An idea would be to do as follows:

• Shuffle A.
• Initialise the resulting vector C as shuffled B. At this point the elements in C are |B|, and you know you will have to put at least |B|-1 elements from A between them.
• Pop elements from the shuffled A vector, inserting them in the appropriate positions within C, so as to avoid repeated B elements within C.
• Finish off perform |A|-(|B|-1) insertions into the C vector, at random positions, using the remaining elements within A.

Suppose you have:

A = {FOO1, FOO2, FOO3, FOO4, FOO5}
B = {BAR1, BAR2, BAR3}

Step 1 & 2:

A = {FOO4, FOO3, FOO1, FOO5, FOO2}
C = {BAR3, BAR1, BAR2}

Step 3:

A = {FOO1, FOO5, FOO2}
C = {BAR3, FOO4, BAR1, FOO3, BAR2}

Step 4:

C = {FOO1, FOO5, BAR3, FOO4, BAR1, FOO3, FOO2, BAR2}

Answer 5

If your second vector v2 is shorter than v1 you have to copy each element of v2 into the output vector vout and append one or more elements of v1 each time.
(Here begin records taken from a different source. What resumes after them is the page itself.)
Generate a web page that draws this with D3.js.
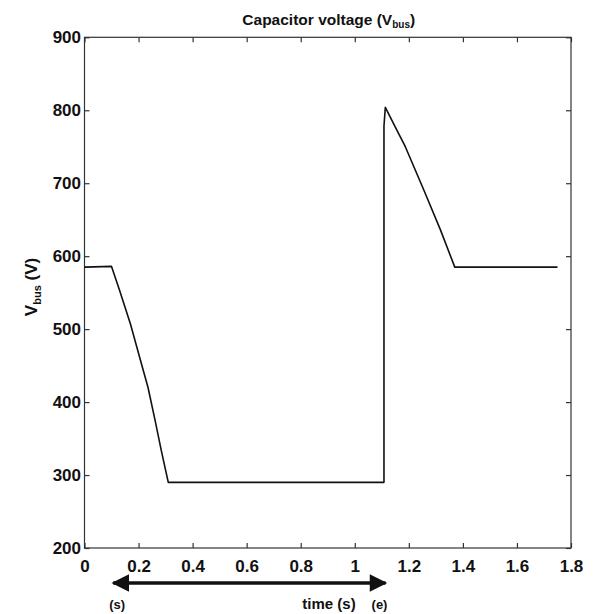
<!DOCTYPE html>
<html>
<head>
<meta charset="utf-8">
<script src="https://cdn.jsdelivr.net/npm/d3@7"></script>
<style>
  html, body { margin: 0; padding: 0; background: #fff; }
  text { font-family: "Liberation Sans", Arial, sans-serif; }
</style>
</head>
<body>
<svg id="chart" width="598" height="614"></svg>
<script>
// ---- data ----
const timeValues    = [0, 0.10, 0.13, 0.17, 0.205, 0.235, 0.26, 0.285, 0.31, 1.108, 1.108, 1.113, 1.15, 1.187, 1.255, 1.317, 1.37, 1.75];
const voltageValues = [585, 586, 553, 507, 460, 420, 377, 332, 290, 290, 778, 804, 777, 750, 691, 636, 585, 585];
const xTicks = [0, 0.2, 0.4, 0.6, 0.8, 1, 1.2, 1.4, 1.6, 1.8];
const yTicks = [200, 300, 400, 500, 600, 700, 800, 900];
const arrowRange = [0.11, 1.11];   // (s) to (e)

const svg = d3.select("#chart");
const L = 84.5, R = 571, T = 37.3, B = 548;

const x = d3.scaleLinear().domain([0, 1.8]).range([L, R]);
const y = d3.scaleLinear().domain([200, 900]).range([B, T]);

const axisColor = "#333";
const tickLen = 5;

// frame
svg.append("rect").attr("x", L).attr("y", T).attr("width", R - L).attr("height", B - T)
  .attr("fill", "none").attr("stroke", axisColor).attr("stroke-width", 1.2);

// axes (ticks inward on all four sides)
const gx = svg.append("g").attr("transform", `translate(0,${B})`)
  .call(d3.axisBottom(x).tickValues(xTicks).tickSizeInner(-tickLen).tickSizeOuter(0)
        .tickPadding(12).tickFormat(d => d3.format("")(+d.toFixed(1))));
const gxt = svg.append("g").attr("transform", `translate(0,${T})`)
  .call(d3.axisTop(x).tickValues(xTicks).tickSizeInner(-tickLen).tickSizeOuter(0).tickFormat(""));
const gy = svg.append("g").attr("transform", `translate(${L},0)`)
  .call(d3.axisLeft(y).tickValues(yTicks).tickSizeInner(-tickLen).tickSizeOuter(0).tickPadding(3.5));
const gyr = svg.append("g").attr("transform", `translate(${R},0)`)
  .call(d3.axisRight(y).tickValues(yTicks).tickSizeInner(-tickLen).tickSizeOuter(0).tickFormat(""));

[gx, gxt, gy, gyr].forEach(g => {
  g.select(".domain").remove();
  g.selectAll(".tick line").attr("stroke", axisColor).attr("stroke-width", 1.2);
  g.selectAll("text").attr("fill", "#111").attr("font-size", 17).attr("font-weight", "bold")
    .style("font-family", '"Liberation Sans", Arial, sans-serif');
});

// curve
const line = d3.line().x((d, i) => x(timeValues[i])).y((d, i) => y(voltageValues[i]));
svg.append("path").datum(voltageValues).attr("d", line)
  .attr("fill", "none").attr("stroke", "#111").attr("stroke-width", 1.6).attr("stroke-linejoin", "round");

// title
const title = svg.append("text").attr("x", (L + R) / 2 + 1).attr("y", 25).attr("text-anchor", "middle")
  .attr("font-size", 15.5).attr("font-weight", "bold").attr("fill", "#111");
title.append("tspan").text("Capacitor voltage (V");
title.append("tspan").attr("font-size", 10).attr("dy", 3).text("bus");
title.append("tspan").attr("dy", -3).text(")");

// y label
const yl = svg.append("text").attr("transform", `translate(37,287) rotate(-90)`)
  .attr("text-anchor", "middle").attr("font-size", 17).attr("font-weight", "bold").attr("fill", "#111");
yl.append("tspan").text("V");
yl.append("tspan").attr("font-size", 11).attr("dy", 4).text("bus");
yl.append("tspan").attr("dy", -4).text(" (V)");

// double-headed arrow below the axis
const ay = 583;
const defs = svg.append("defs");
defs.append("marker").attr("id", "ah").attr("viewBox", "0 0 10 10").attr("refX", 9).attr("refY", 5)
  .attr("markerWidth", 5.2).attr("markerHeight", 5).attr("orient", "auto-start-reverse").attr("markerUnits", "strokeWidth")
  .append("path").attr("d", "M0,0 L10,5 L0,10 z").attr("fill", "#111");
svg.append("line").attr("x1", x(arrowRange[0]) - 1).attr("x2", x(arrowRange[1]) + 1).attr("y1", ay).attr("y2", ay)
  .attr("stroke", "#111").attr("stroke-width", 3.5)
  .attr("marker-start", "url(#ah)").attr("marker-end", "url(#ah)");

svg.append("text").attr("x", x(arrowRange[0]) + 3).attr("y", 609).attr("text-anchor", "middle")
  .attr("font-size", 13).attr("font-weight", "bold").attr("fill", "#111").text("(s)");
svg.append("text").attr("x", x(arrowRange[1]) - 5).attr("y", 609).attr("text-anchor", "middle")
  .attr("font-size", 13).attr("font-weight", "bold").attr("fill", "#111").text("(e)");
svg.append("text").attr("x", 329).attr("y", 609).attr("text-anchor", "middle")
  .attr("font-size", 15).attr("font-weight", "bold").attr("fill", "#111").text("time (s)");
</script>
</body>
</html>
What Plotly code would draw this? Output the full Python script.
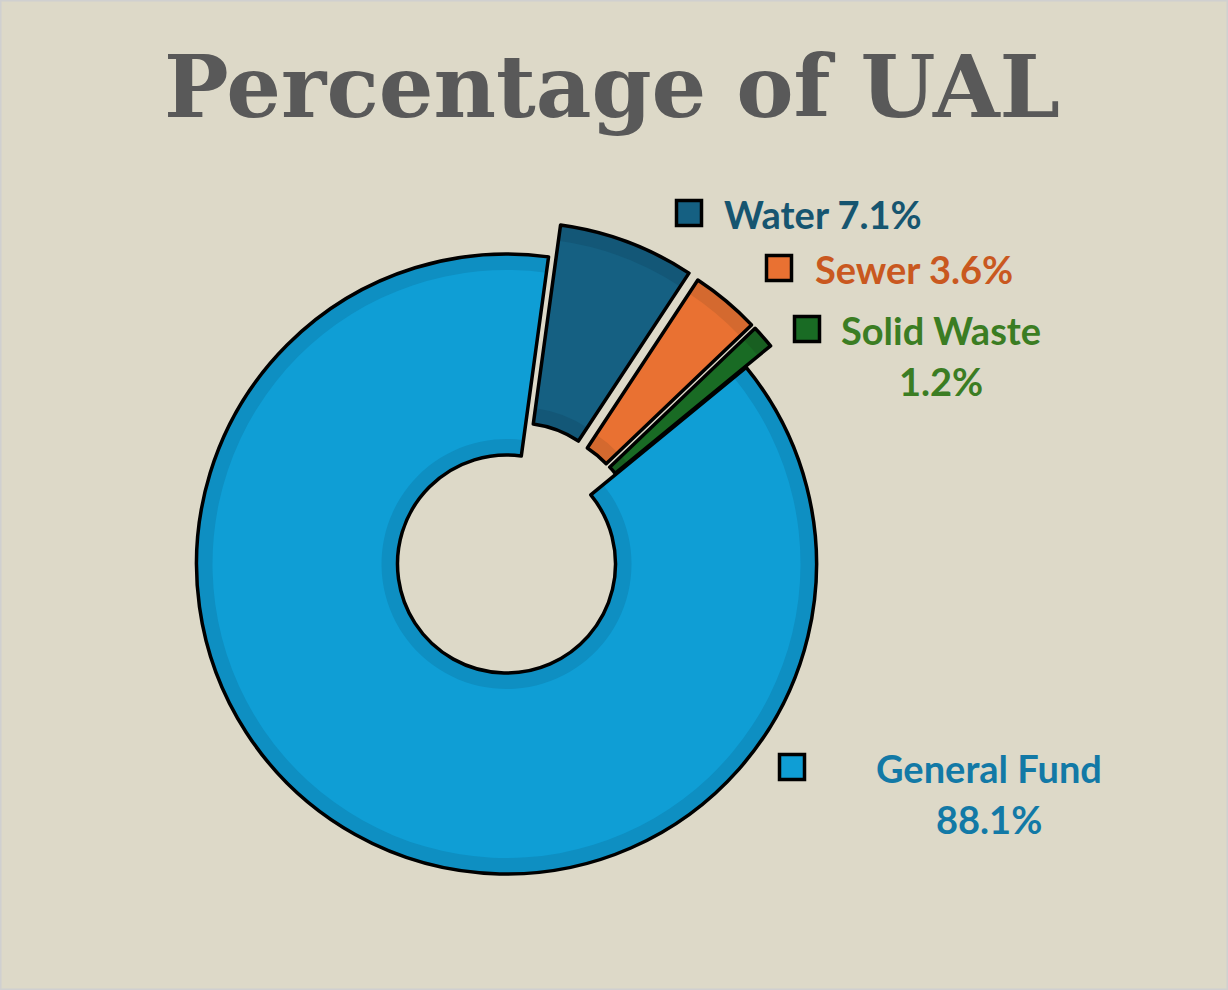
import plotly.graph_objects as go

### Data ###
funds = ["Water", "Sewer", "Solid Waste", "General Fund"]
pct_ual = [7.1, 3.6, 1.2, 88.1]
slice_colors = ["#156082", "#E97132", "#196B24", "#0F9ED5"]
band_colors = ["#135777", "#D4692F", "#185F21", "#0E8FC2"]
label_colors = ["#165570", "#C9581F", "#3B7D23", "#1279A6"]
pulled = [0.11, 0.105, 0.105, 0]

W, H = 1228, 990
BG = "#DDD9C8"

# pie geometry in pixels (centre, outer radius, hole radius, inner band width)
CX, CY = 506.5, 564
R_OUT, R_HOLE = 310, 109
BAND = 16


def px_x(x):
    return x / W


def px_y(y):
    return 1 - y / H


def pie_domain(r, max_pull):
    # plotly sizes the pie as box / (2 + 2 * max pull)
    half = r * (1 + max_pull)
    return dict(x=[px_x(CX - half), px_x(CX + half)], y=[px_y(CY + half), px_y(CY - half)])


def pie_trace(r, hole, pulls, colors, line_w, line_c="black"):
    return go.Pie(
        labels=funds,
        values=pct_ual,
        sort=False,
        direction="clockwise",
        rotation=7.8,
        hole=hole,
        pull=pulls,
        textinfo="none",
        hoverinfo="label+percent",
        marker=dict(colors=colors, line=dict(color=line_c, width=line_w)),
        domain=pie_domain(r, max(pulls)),
        showlegend=False,
    )


fig = go.Figure()

# darker outer band of each slice
fig.add_trace(pie_trace(R_OUT, R_HOLE / R_OUT, pulled, band_colors, 0))
# lighter inner fill, inset from the arcs
r_in = R_OUT - BAND
pull_px = [p * R_OUT for p in pulled]
fig.add_trace(pie_trace(r_in, (R_HOLE + BAND) / r_in, [p / r_in for p in pull_px],
                        slice_colors, 0))
# black outlines on top
fig.add_trace(pie_trace(R_OUT, R_HOLE / R_OUT, pulled,
                        ["rgba(0,0,0,0)"] * len(funds), 3.5))

# legend keys and labels next to the slices
# (key centre x, key centre y, text x, text y of first line, anchor)
label_spots = [
    (689, 213, 722, 214, "left"),
    (779, 268, 813, 269, "left"),
    (807, 329, 941, 330, "center"),
    (792, 767, 989, 768, "center"),
]

annotations = [dict(
    text="Percentage of UAL", x=px_x(612), y=px_y(86), xref="paper", yref="paper",
    xanchor="center", yanchor="middle", showarrow=False,
    font=dict(family="DejaVu Serif", size=86, color="#595959", weight="bold"),
)]
shapes = []
for i, (kx, ky, tx, ty, anchor) in enumerate(label_spots):
    shapes.append(dict(
        type="rect", xref="paper", yref="paper",
        x0=px_x(kx - 12.5), x1=px_x(kx + 12.5), y0=px_y(ky + 12.5), y1=px_y(ky - 12.5),
        fillcolor=slice_colors[i], line=dict(color="black", width=3.5),
    ))
    pct_txt = f"{pct_ual[i]:.1f}%"
    if anchor == "left":
        lines = [f"{funds[i]} {pct_txt}"]
    else:
        lines = [funds[i], pct_txt]
    for j, line in enumerate(lines):
        annotations.append(dict(
            text=line, x=px_x(tx), y=px_y(ty + j * 51), xref="paper", yref="paper",
            xanchor=anchor, yanchor="middle", showarrow=False,
            font=dict(family="Lato", size=38, color=label_colors[i], weight="bold"),
        ))

# thin chart border
shapes.append(dict(type="rect", xref="paper", yref="paper", x0=0, x1=1, y0=0, y1=1,
                   line=dict(color="#D0D0D0", width=3), fillcolor="rgba(0,0,0,0)"))

fig.update_layout(
    width=W, height=H,
    margin=dict(l=0, r=0, t=0, b=0),
    paper_bgcolor=BG, plot_bgcolor=BG,
    annotations=annotations,
    shapes=shapes,
)

fig.write_html("out.html", config={"displayModeBar": False},
               post_script="document.body.style.margin='0';")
One solution would be, to enumerate all possible indices of v1 and randomly erase them until only as many indices are left as elements are in v2. So, the difference between two adjacent indices is the number of elements in v1 that you insert into vout after an element of v2. For example:

    using size_type = std::vector<std::string>::size_type;

    std::vector<size_type> vid(v1.size());
    std::iota(begin(vid), end(vid), 0);
    std::random_shuffle(begin(vid), end(vid));
    vid.erase(std::next(begin(vid), v2.size()), end(vid));
    std::sort(begin(vid), end(vid));

    size_type id_last = 0;
    for(size_type i = 0; i < vid.size(); ++i) {
        vout.insert(end(vout), std::next(begin(v1), id_last),
                                                 std::next(begin(v1), vid[i]));
        vout.push_back(v2[i]);
        id_last = vid[i];
    }
    vout.insert(end(vout), std::next(begin(v1), vid.back()), end(v1));

This is probably not the fastest method, but it should outline the idea behind it. I believe this whole index management can also be rewritten using some iterator adaptors like in boost. Also, if you don't need the original string vectors after merging, you can move the strings instead of copying them.